Reign delay in Seattle

City's long wait for 2nd pro title would end with Seahawks win

Super Bowl XL

January 31, 2006|By CHILDS WALKER | CHILDS WALKER,SUN REPORTER

Seattle is among 20 U.S. cities with at least three major sports franchises. And one of those will play in the Super Bowl on Sunday. So it must be a great place to be a fan, right?

Well, the Seahawks, SuperSonics and Mariners have combined to play 97 seasons. Of those, exactly one, the 1978-79 NBA campaign, ended with a championship.

In the "winning is the only thing" culture of pro sports, that futility is nearly unmatched.

Sure, fans in Philadelphia think they've faced a dry season since the 76ers won the NBA title in 1983. But the Phillies won only three years before that and the Flyers won in 1974 and 1975 ... and Wilt Chamberlain led the 1966-67 Sixers to 68 wins and a title ... and the old Philadelphia Athletics had some of the best teams in baseball history. So they haven't had it that bad.

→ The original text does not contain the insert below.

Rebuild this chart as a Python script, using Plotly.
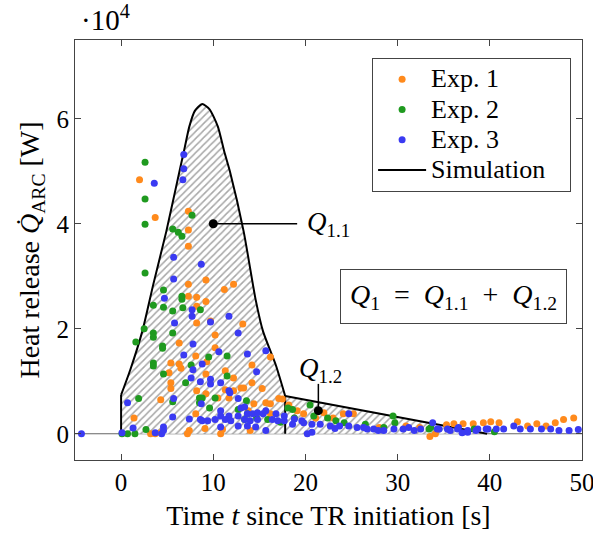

Phoenix's four teams share a single title (2001 Diamondbacks), but the city has endured only 71 seasons of pro sports. Give it time.

Cleveland? It has gone without a title for longer, but the old Browns were among the dominant franchises in pro football history, and the Indians chipped in a championship in 1948.

Only Atlanta, with four major teams, 130 combined seasons and one championship (1995 Braves) can compete.

"It hasn't been totally bleak," Seattle columnist Art Thiel said of his town's sporting history. "There have been a lot of quality sports personalities and some big games, but it hasn't often cracked that threshold where we've been in the national spotlight at a big event."

Seattle fans don't have much of a reputation one way or another. Philadelphia has its seething hunger for a title, Boston has its poetic mood swings, the South has its religious devotion to football.

But Seattle? The city is best known for other things - independent rock, rain, Microsoft and of course, coffee. For many residents, sports are interactive. They'd plunge a kayak into Puget Sound or hike into the mountains before plopping on a couch to watch the Seahawks.

French philosopher Bernard-Henri Levy, reprising Alexis de Tocqueville's famed tour of America, decided Seattle was our finest city.

"I loved Seattle's delicate, sun-speckled docks," he rhapsodized in The Atlantic last year. "Its pulsing, heterogenous marketplace, where highly specialized bookstores, shops selling collectible posters, myriad bars, are all wedged between two shimmering fish markets."

Levy made no mention of Matt Hasselbeck or Ray Allen.

So with its high literacy rate, beautiful scenery and sparkling public facilities, perhaps Seattle is too well-adjusted to be a crazed sports town.

Thiel has chronicled sports for the Seattle Post-Intelligencer for more than two decades. As excited as fans are, he said, a Seahawks win Sunday would not produce the kind of absolution Boston felt when the Red Sox won in 2004.

"It's fun, it's exciting ... it's wonderful," he said of the Super Bowl. "But will the result somehow mean Seattle is bad or good? No."

Like Atlanta, Seattle is packed with young professionals transplanted from somewhere else. It's not like Baltimore, where grandfathers talk of Johnny Unitas' handoff to Alan Ameche in 1958 and fathers tell their sons about Brooks Robinson stabbing liners in the 1970 World Series.

"There is a growing passion for it, but it doesn't go back five generations," Thiel said. "I believe that sports becomes part of the local culture when families talk about it after dinner. Seattle is really at the end of its first generation of sports fans and in the beginning of its second."

Seattle fans are devoted enough. The Mariners have drawn consistently well since Safeco Field opened in 1999. Seahawks crowds produced a din as great as those in Denver and Indianapolis in this season's playoffs.

Among diehards, the yearning for a title is as strong as in any city, said David Israel, president of a 1,000-member Seahawks fan club.

"I think there's been a desperation since Day One," he said.

No golden era

Sports history in Seattle isn't the same as in East Coast cities. The town had no pro team until the Sonics arrived in 1967 and didn't have all three until 1977. So it has no golden era to look back on.

The city's first stab at baseball, the Seattle Pilots, lasted but one season - a 64-98 debacle in 1969 in which the team drew 8,000 fans a game. The franchise then fled to Milwaukee to become the Brewers. Jim Bouton spent that 1969 Pilots season keeping a diary for the book Ball Four.

Consider this Aug. 19 dispatch: "The attendance at the Baltimore games was respectable, but we're back to not drawing much for the Tigers. It is decided in the bullpen that the people who came to see us play the Orioles are the same kind who went to see the lions eat the Christians."

The Sonics of the late '70s gave the city its most fruitful run. The 1978-79 championship team didn't have a glamour star but had four excellent players in guard Dennis Johnson, long-range shooter "Downtown" Freddie Brown, leading scorer Gus Williams and center Jack Sikma.